Thompson has proposed the anti-censorship rules for Google and Yahoo’s upcoming shareholders’ meetings. Google's shareholders' meeting begins Thursday, May 10, 2007, in Mountain View, California.
But Google is resisting Thompson’s proposal. Its board is urging shareholders to vote against Thompson’s idea, according to networkworld.com.
Last year Google came under intense criticism because it bowed to the wishes of Chinese officials. Google’s Chinese search engine blocks search results that the Chinese Communist government wanted censored.
Yahoo also has been criticized for its cooperation with the Chinese government and was sued in San Francisco in April of 2007 by Yu Ling, the wife of Wang Xiaoning. In 2003, Wang was sentenced to 10 years in prison. He edited journals calling for “political reform and a multiparty state,” the San Francisco Chronicle reported on April 19, 2007. Yu’s American attorney claims Yahoo signed an agreement with the Chinese government that it would monitor and censor electronic communication “that might endanger state security and to report any such communication to the government,” the Chronicle reported.
“It’s a part of doing business in China,” Yahoo spokesman Jim Cullinan told the Chronicle.
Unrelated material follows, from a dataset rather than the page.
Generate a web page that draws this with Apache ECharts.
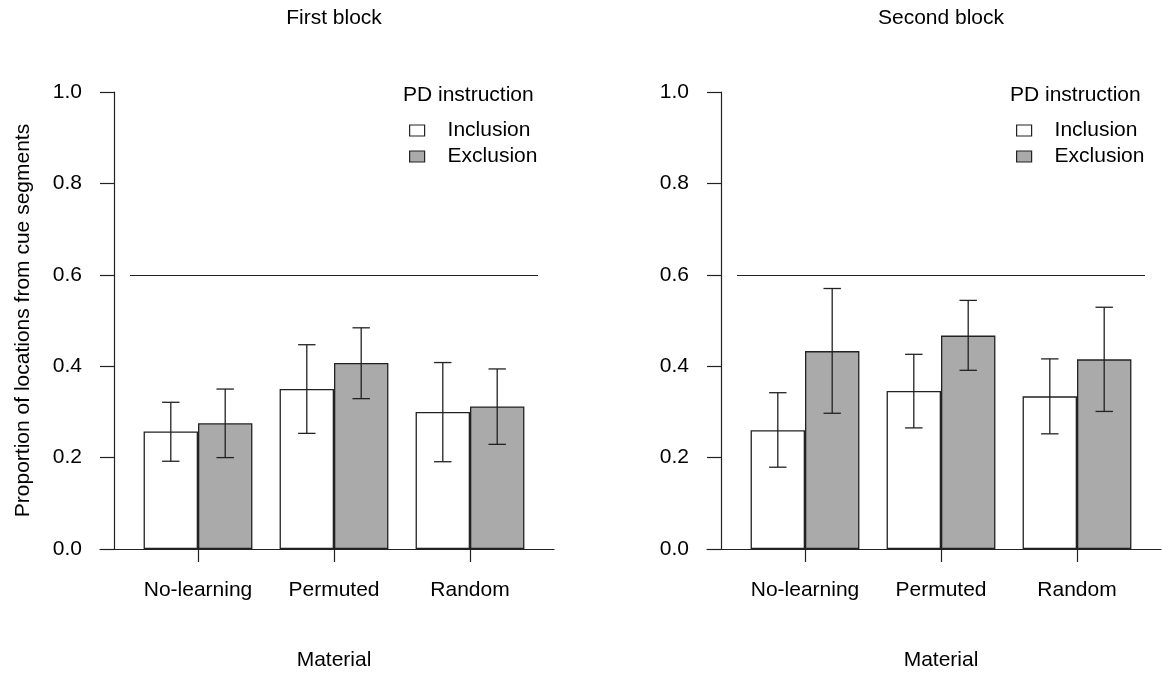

He told the Chronicle that Yahoo turns over documents under “threat of civil and criminal penalties.”
Google has a policy of doing no evil. However, Google’s Chairman and CEO Eric Schmidt said his company decided some censorship in China would be better than not supplying Chinese with Google Internet tools.
“We concluded that although we weren’t wild about the restrictions, it was even worse to not try to serve those users at all,” Schmidt was quoted as saying in 2006. “We actually did an evil scale and decided not to serve at all was worse evil.”